Highlight 1: Edema measurement in the 2018 Hypoxia Study
I led the scientific operation of the peripheral edema measurements (at forehead and limb positions) for a high-altitude chamber experiment that simulated the low-oxygen environment from 2000m to 6000 m. A total of 19 participants (volunteers) have been measured during a 4-day high-altitude chamber study. In addition to the edema measurement, the 2018 Hypoxia Study also gave me an excellent opportunity to collaborate with other researchers from the University of Dusseldorf in studying the microcirculation changes before and after the hypoxia exposure.
Figure 3. The 2018 Hypoxia Experiment Measurement Schedule.
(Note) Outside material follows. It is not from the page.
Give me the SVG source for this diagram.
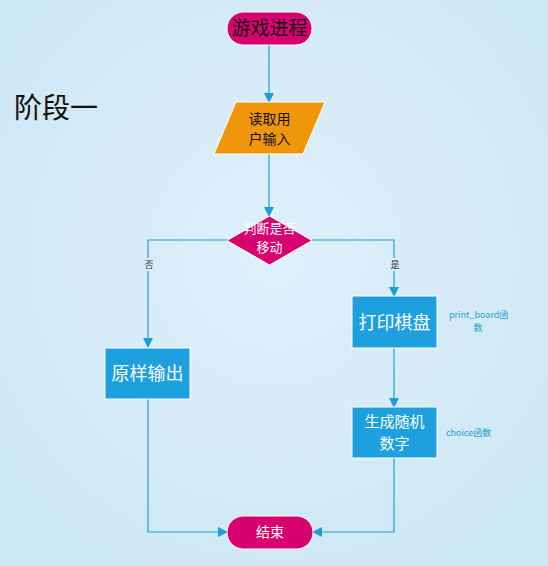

The scientific study last for four days, including two setup days (Day 1 and Day 3) and two experiment day (Day 2 and Day 4). On each measurement day, participants stay inside the hypoxia chamber for 6 to 9 hours (as shown in the figure) and will be exposed to reduced oxygen levels to simulate the hypoxia conditions.
Figure 4. The result of the 2018 Hypoxia Study.
Impact: Conducted the first successful edema field measurement in the hypoxia chamber environment. Acquired the first high-precision robust acute edema data.
Highlight 2: Software Augmentation for Simplified User Interface
Figure 5. The software architecture of the Tissue Edema Analysis Software (TEAS).
I have developed a Matlab software, the Tissue Edema Analysis Software (TEAS), to analyze the tissue thickness ultrasound images and compute the tissue thickness automatically. In this summer, I have simplified the TEAS software architecture significantly to allow a more user-friendly interface for the future researchers. The simplified software architecture of TEAS is presented in Figure 6. The TEAS software enables tissue boundary identification automatically and through user manually. The tissue thickness will then be computed automatically using the algorithm I developed. With the successful development of TEAS, we can reduce the tissue thickness image analysis time by more than 200% (compared to when TEAS is not used). We also remove the user bias in the image analysis process and thus improve the quality of the data. The TEAS sample output is shown in Figure 7. The user can acquire these automatic results within minutes after executing the TEAS software, and a summary report will also be generated in both Excel and CSV (comma separated files) that can be used in statistical analysis software directly.
Impact: Improve edema analysis efficiency by more than 200% especially for large population study; Reduce analysis bias introduced by human researchers.
Figure 6. Sample output from the Tissue Edema Analysis Software (TEAS). Tissue boundaries are identified automatically, and a tissue thickness array is computed. The results are shown in both tabular and image format.